Begin at the top of the entries below and write out every line through the one containing "s.set_color('#333333')", excluding pictures.

* [Given records]
______
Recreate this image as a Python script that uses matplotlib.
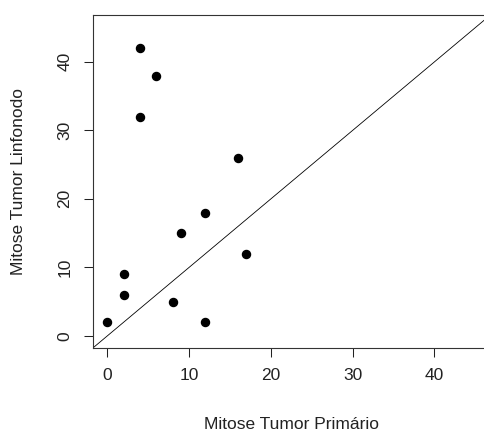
import matplotlib
matplotlib.use("Agg")
import matplotlib.pyplot as plt
import numpy as np

plt.rcParams['font.family'] = ['Liberation Sans', 'DejaVu Sans']

# dados: mitoses no tumor primario vs linfonodo
primario = [0, 2, 2, 4, 4, 6, 8, 9, 12, 12, 16, 17]
linfonodo = [2, 6, 9, 42, 32, 38, 5, 15, 18, 2, 26, 12]
ticks = [0, 10, 20, 30, 40]

fig = plt.figure(figsize=(4.85, 4.32), dpi=100)
ax = fig.add_axes([0.191, 0.194, 0.8194, 0.7706])

ax.plot(primario, linfonodo, 'o', color='black', markersize=5.8, zorder=3)

# linha identidade y = x
ax.axline((0, 0), slope=1, color='black', lw=0.6)

ax.set_xlim(-1.8, 46.8)
ax.set_ylim(-1.8, 46.8)
ax.set_xticks(ticks)
ax.set_yticks(ticks)
ax.set_yticklabels([str(t) for t in ticks], rotation=90, va='center')
ax.tick_params(direction='out', length=6.5, width=0.75, labelsize=12.5,
               colors='#222222', pad=8)

for s in ax.spines.values():
    s.set_linewidth(0.8)
    s.set_color('#333333')

ax.set_xlabel('Mitose Tumor Primário', fontsize=12.5, color='#222222', va='center')
ax.set_ylabel('Mitose Tumor Linfonodo', fontsize=12.5, color='#222222', va='center')
ax.xaxis.set_label_coords(0.5, -0.228)
ax.yaxis.set_label_coords(-0.187, 0.5)

fig.savefig('out.png', dpi=100)
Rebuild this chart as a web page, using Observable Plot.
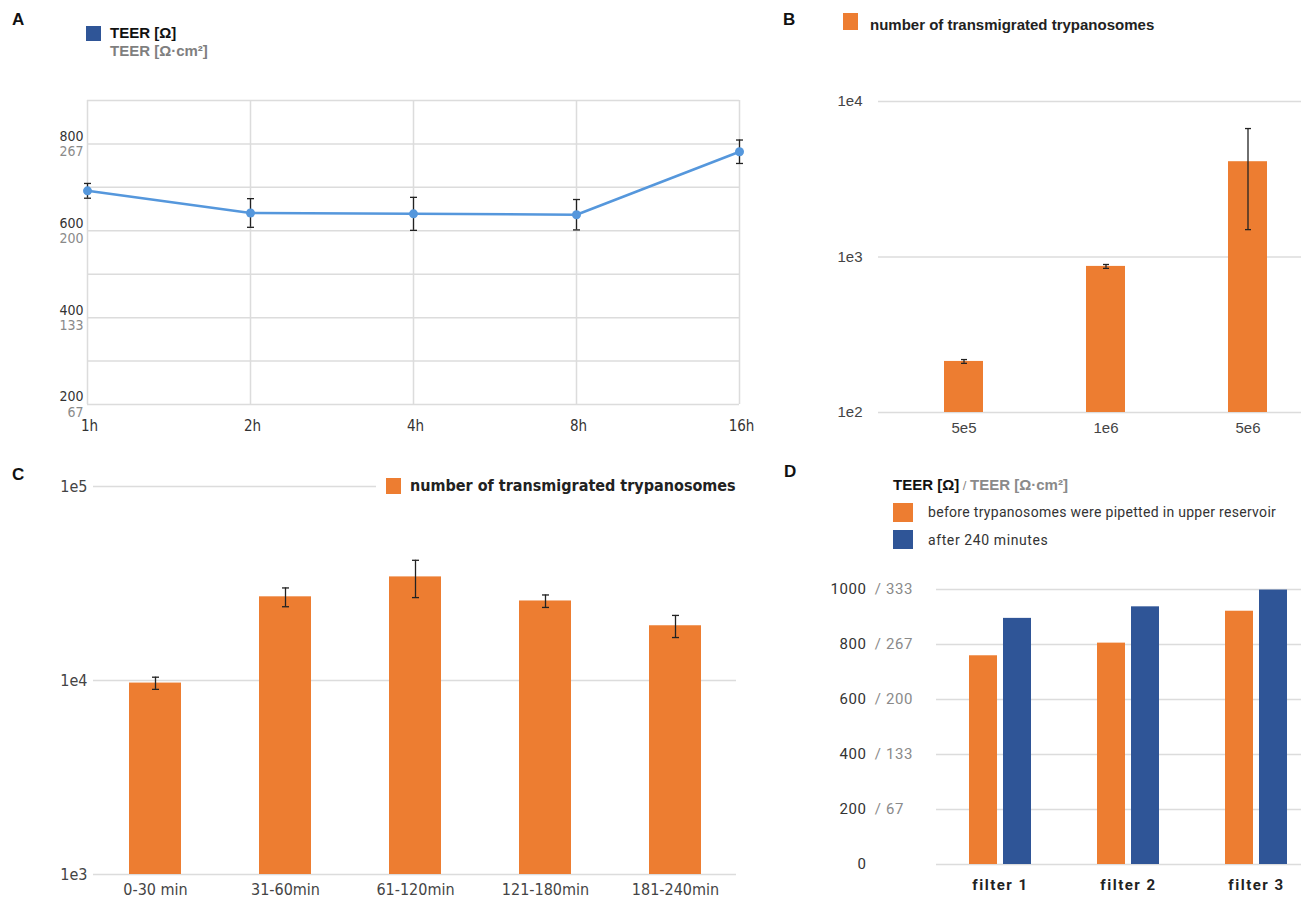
<!DOCTYPE html>
<html>
<head>
<meta charset="utf-8">
<script src="https://cdn.jsdelivr.net/npm/d3@7"></script>
<script src="https://cdn.jsdelivr.net/npm/@observablehq/plot@0.6"></script>
<style>
  html, body { margin: 0; padding: 0; background: #fff; }
  #fig { position: relative; width: 1301px; height: 903px; overflow: hidden; background: #fff;
         font-family: "Liberation Sans", Arial, sans-serif; color: #222; }
  .abs { position: absolute; white-space: nowrap; }
  .letter { font-weight: bold; font-size: 17px; line-height: 20px; color: #111; }
  .sw { position: absolute; }
  .narrow { font-family: "Liberation Sans Narrow", "DejaVu Sans Condensed", "Roboto", sans-serif; font-stretch: condensed; }
  .d-panel g[aria-label="fx-axis tick label"] text { letter-spacing: 1.5px; }
  .d-panel g[aria-label="y-axis tick label"] text { letter-spacing: 0.6px; }
</style>
</head>
<body>
<div id="fig"></div>
<script>
// ---- TEER time course (mean ± SD, Ω) ----
const timepoints = ["1h", "2h", "4h", "8h", "16h"];
const teerMean = [692, 641, 639, 637, 782];
const teerSd = [17, 33, 38, 35, 27];

// ---- transmigration vs. inoculum ----
const inocula = ["5e5", "1e6", "5e6"];
const inoculumCounts = [213, 870, 4100];
const inoculumSd = [6, 25, 2600];

// ---- transmigration per time interval ----
const intervals = ["0-30 min", "31-60min", "61-120min", "121-180min", "181-240min"];
const intervalCounts = [9700, 27000, 34200, 25700, 19150];
const intervalSd = [700, 3000, 7450, 1900, 2500];

// ---- TEER per filter before / after the assay (Ω) ----
const filters = ["filter 1", "filter 2", "filter 3"];
const teerBefore = [759, 805, 921];
const teerAfter = [895, 937, 998];

// filter area in cm², converts Ω to Ω·cm²
const membraneArea = 1 / 3;

const orange = "#ed7d31";
const navy = "#2f5597";
const lineBlue = "#5597dc";
const gridGrey = "#dcdcdc";
const narrowFont = '"Liberation Sans Narrow", "DejaVu Sans Condensed", Roboto, sans-serif';

// horizontal whisker cap used for error bars
const capSymbol = {
  draw(ctx, size) {
    const r = Math.sqrt(size / Math.PI);
    ctx.moveTo(-r, 0);
    ctx.lineTo(r, 0);
  }
};

const fig = document.getElementById("fig");
function place(el, left, top, cls) {
  el.style.position = "absolute";
  el.style.left = left + "px";
  el.style.top = top + "px";
  if (cls) el.classList.add(cls);
  fig.appendChild(el);
}
function html(str, left, top) {
  const d = document.createElement("div");
  d.className = "abs";
  d.innerHTML = str;
  d.style.left = left + "px";
  d.style.top = top + "px";
  fig.appendChild(d);
  return d;
}
function errorMarks(rows, x, capR) {
  return [
    Plot.ruleX(rows, {x, y1: "lo", y2: "hi", stroke: "#222", strokeWidth: 1.3}),
    Plot.dot(rows, {x, y: "lo", symbol: capSymbol, r: capR, stroke: "#222", strokeWidth: 1.3}),
    Plot.dot(rows, {x, y: "hi", symbol: capSymbol, r: capR, stroke: "#222", strokeWidth: 1.3})
  ];
}

// ===== A: TEER over time =====
const teerRows = timepoints.map((t, i) => ({t, v: teerMean[i], lo: teerMean[i] - teerSd[i], hi: teerMean[i] + teerSd[i]}));
const teerTicks = [200, 400, 600, 800];
const plotA = Plot.plot({
  width: 780, height: 370,
  marginLeft: 87, marginRight: 41, marginTop: 20, marginBottom: 46,
  style: {fontFamily: narrowFont, fontSize: "15px", background: "transparent", overflow: "visible"},
  x: {type: "point", domain: timepoints, padding: 0, axis: null},
  y: {domain: [200, 900], axis: null},
  marks: [
    Plot.ruleY(d3.range(200, 901, 100), {stroke: gridGrey, strokeWidth: 1.5}),
    Plot.ruleX(timepoints, {x: d => d, stroke: gridGrey, strokeWidth: 1.5}),
    Plot.text(teerTicks, {y: d => d, text: d => String(d), frameAnchor: "left", textAnchor: "end", dx: -4, dy: -7.5, fontSize: 14, fill: "#333"}),
    Plot.text(teerTicks, {y: d => d, text: d => String(Math.round(d * membraneArea)), frameAnchor: "left", textAnchor: "end", dx: -4, dy: 8, fontSize: 14, fill: "#8a8a8a"}),
    Plot.text(timepoints, {x: d => d, text: d => d, frameAnchor: "bottom", dx: 2, dy: 26, fill: "#333"}),
    ...errorMarks(teerRows, "t", 3.5),
    Plot.line(teerRows, {x: "t", y: "v", stroke: lineBlue, strokeWidth: 2.5}),
    Plot.dot(teerRows, {x: "t", y: "v", r: 4.5, fill: lineBlue})
  ]
});
place(plotA, 0, 80);

// ===== B: transmigrated parasites vs. inoculum =====
const rowsB = inocula.map((c, i) => ({c, v: inoculumCounts[i], lo: inoculumCounts[i] - inoculumSd[i], hi: inoculumCounts[i] + inoculumSd[i]}));
const decadesB = [100, 1000, 10000];
const plotB = Plot.plot({
  width: 521, height: 450,
  marginLeft: 98, marginRight: 0, marginTop: 101, marginBottom: 38,
  style: {fontFamily: '"Liberation Sans", Arial, sans-serif', fontSize: "15px", background: "transparent", overflow: "visible"},
  x: {type: "band", domain: inocula, paddingInner: 0.726, paddingOuter: 0.347, align: 0.66, axis: null},
  y: {type: "log", domain: [100, 10000], axis: null},
  marks: [
    Plot.ruleY(decadesB, {stroke: gridGrey, strokeWidth: 1.5}),
    Plot.barY(rowsB, {x: "c", y1: 100, y2: "v", fill: orange}),
    ...errorMarks(rowsB, "c", 3),
    Plot.text(decadesB, {y: d => d, text: d => "1e" + Math.round(Math.log10(d)), frameAnchor: "left", textAnchor: "end", dx: -16, fill: "#444"}),
    Plot.text(inocula, {x: d => d, text: d => d, frameAnchor: "bottom", dy: 20, fill: "#444"})
  ]
});
place(plotB, 780, 0);

// ===== C: transmigrated parasites per interval =====
const rowsC = intervals.map((c, i) => ({c, v: intervalCounts[i], lo: intervalCounts[i] - intervalSd[i], hi: intervalCounts[i] + intervalSd[i]}));
const decadesC = [1000, 10000, 100000];
const plotC = Plot.plot({
  width: 780, height: 453,
  marginLeft: 93, marginRight: 44, marginTop: 36, marginBottom: 29,
  style: {fontFamily: narrowFont, fontSize: "16px", background: "transparent", overflow: "visible"},
  x: {type: "band", domain: intervals, paddingInner: 0.6, paddingOuter: 0.273, axis: null},
  y: {type: "log", domain: [1000, 100000], axis: null},
  marks: [
    Plot.ruleY(decadesC, {stroke: gridGrey, strokeWidth: 1.5}),
    Plot.barY(rowsC, {x: "c", y1: 1000, y2: "v", fill: orange}),
    ...errorMarks(rowsC, "c", 3.5),
    Plot.text(decadesC, {y: d => d, text: d => "1e" + Math.round(Math.log10(d)), frameAnchor: "left", textAnchor: "end", dx: -6, fill: "#444"}),
    Plot.text(intervals, {x: d => d, text: d => d, frameAnchor: "bottom", dy: 20, fill: "#444"})
  ]
});
place(plotC, 0, 450);

// ===== D: TEER per filter, before and after =====
const phases = ["before", "after"];
const rowsD = filters.flatMap((f, i) => [
  {f, s: "before", v: teerBefore[i]},
  {f, s: "after", v: teerAfter[i]}
]);
const teerTicksD = d3.range(0, 1001, 200);
const plotD = Plot.plot({
  width: 540, height: 453,
  marginLeft: 155, marginRight: 0, marginTop: 139, marginBottom: 39,
  className: "d-panel",
  style: {fontFamily: 'Roboto, "Liberation Sans", sans-serif', fontSize: "15px", background: "transparent", overflow: "visible"},
  fx: {domain: filters, paddingInner: 0, paddingOuter: 0, axis: null, label: null},
  x: {domain: phases, paddingInner: 0.17, paddingOuter: 0.918, axis: null},
  y: {domain: [0, 1000], axis: null, label: null},
  color: {domain: phases, range: [orange, navy]},
  marks: [
    Plot.ruleY(teerTicksD, {stroke: gridGrey, strokeWidth: 1.5}),
    Plot.barY(rowsD, {fx: "f", x: "s", y: "v", fill: "s"}),
    Plot.axisY({ticks: teerTicksD, tickSize: 0, label: null, tickFormat: d => String(d), textAnchor: "end", dx: -61, fill: "#333"}),
    Plot.axisY({ticks: teerTicksD, tickSize: 0, label: null, tickFormat: d => d ? " / " + Math.round(d * membraneArea) : "", textAnchor: "start", dx: -57, fill: "#8a8a8a"}),
    Plot.axisFx({anchor: "bottom", tickSize: 0, tickPadding: 15, label: null, fontWeight: "bold", fontSize: 15, fill: "#222"})
  ]
});
place(plotD, 780, 450);

// ===== legends and panel letters =====
html('<span class="letter">A</span>', 12, 10);
html('<span class="letter">B</span>', 783, 10);
html('<span class="letter">C</span>', 12, 465);
html('<span class="letter">D</span>', 784, 462);

// A legend
html(`<div class="sw" style="left:0;top:0;width:15px;height:15px;background:${navy}"></div>`, 86, 26);
html('<span style="font-weight:bold;font-size:15px;line-height:18px;color:#111">TEER [Ω]</span>', 110, 24);
html('<span style="font-weight:bold;font-size:15px;line-height:18px;color:#7f7f7f">TEER [Ω·cm²]</span>', 110, 42);

// B legend
html(`<div class="sw" style="left:0;top:0;width:15px;height:17px;background:${orange}"></div>`, 843, 13);
html('<span style="font-weight:bold;font-size:15px;line-height:18px;color:#222">number of transmigrated trypanosomes</span>', 870, 16);

// C legend (white box sits on top of the 1e5 gridline)
const legC = html(`<div class="sw" style="left:10px;top:4px;width:15px;height:16px;background:${orange}"></div>` +
  '<span class="narrow" style="position:absolute;left:34px;top:3px;font-weight:bold;font-size:16px;line-height:18px;color:#222">number of transmigrated trypanosomes</span>', 376, 474);
legC.style.width = "365px"; legC.style.height = "24px"; legC.style.background = "#fff";

// D legend
html('<span style="font-weight:bold;font-size:15px;line-height:18px;color:#111">TEER [Ω]</span>' +
  '<span style="font-size:13px;color:#8a8a8a"> / </span>' +
  '<span style="font-weight:bold;font-size:15px;line-height:18px;color:#8a8a8a">TEER [Ω·cm²]</span>', 893, 476);
html(`<div class="sw" style="left:0;top:0;width:20px;height:19px;background:${orange}"></div>`, 893, 503);
html('<span style="font-family:Roboto,sans-serif;font-size:14px;line-height:18px;letter-spacing:0.3px;color:#333">before trypanosomes were pipetted in upper reservoir</span>', 928, 503);
html(`<div class="sw" style="left:0;top:0;width:20px;height:19px;background:${navy}"></div>`, 893, 530);
html('<span style="font-family:Roboto,sans-serif;font-size:14px;line-height:18px;letter-spacing:0.6px;color:#333">after 240 minutes</span>', 928, 531);
</script>
</body>
</html>
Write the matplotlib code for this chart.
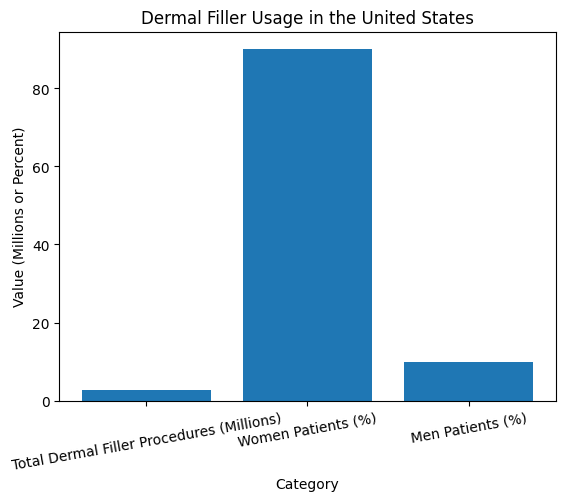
______
* [The completed task]
Recreate this image as a Python script that uses matplotlib.
import matplotlib
matplotlib.use("Agg")
import matplotlib.pyplot as plt
import numpy as np

plt.rcParams['font.family'] = ['Liberation Sans', 'DejaVu Sans']

# dados: mitoses no tumor primario vs linfonodo
primario = [0, 2, 2, 4, 4, 6, 8, 9, 12, 12, 16, 17]
linfonodo = [2, 6, 9, 42, 32, 38, 5, 15, 18, 2, 26, 12]
ticks = [0, 10, 20, 30, 40]

fig = plt.figure(figsize=(4.85, 4.32), dpi=100)
ax = fig.add_axes([0.191, 0.194, 0.8194, 0.7706])

ax.plot(primario, linfonodo, 'o', color='black', markersize=5.8, zorder=3)

# linha identidade y = x
ax.axline((0, 0), slope=1, color='black', lw=0.6)

ax.set_xlim(-1.8, 46.8)
ax.set_ylim(-1.8, 46.8)
ax.set_xticks(ticks)
ax.set_yticks(ticks)
ax.set_yticklabels([str(t) for t in ticks], rotation=90, va='center')
ax.tick_params(direction='out', length=6.5, width=0.75, labelsize=12.5,
               colors='#222222', pad=8)

for s in ax.spines.values():
    s.set_linewidth(0.8)
    s.set_color('#333333')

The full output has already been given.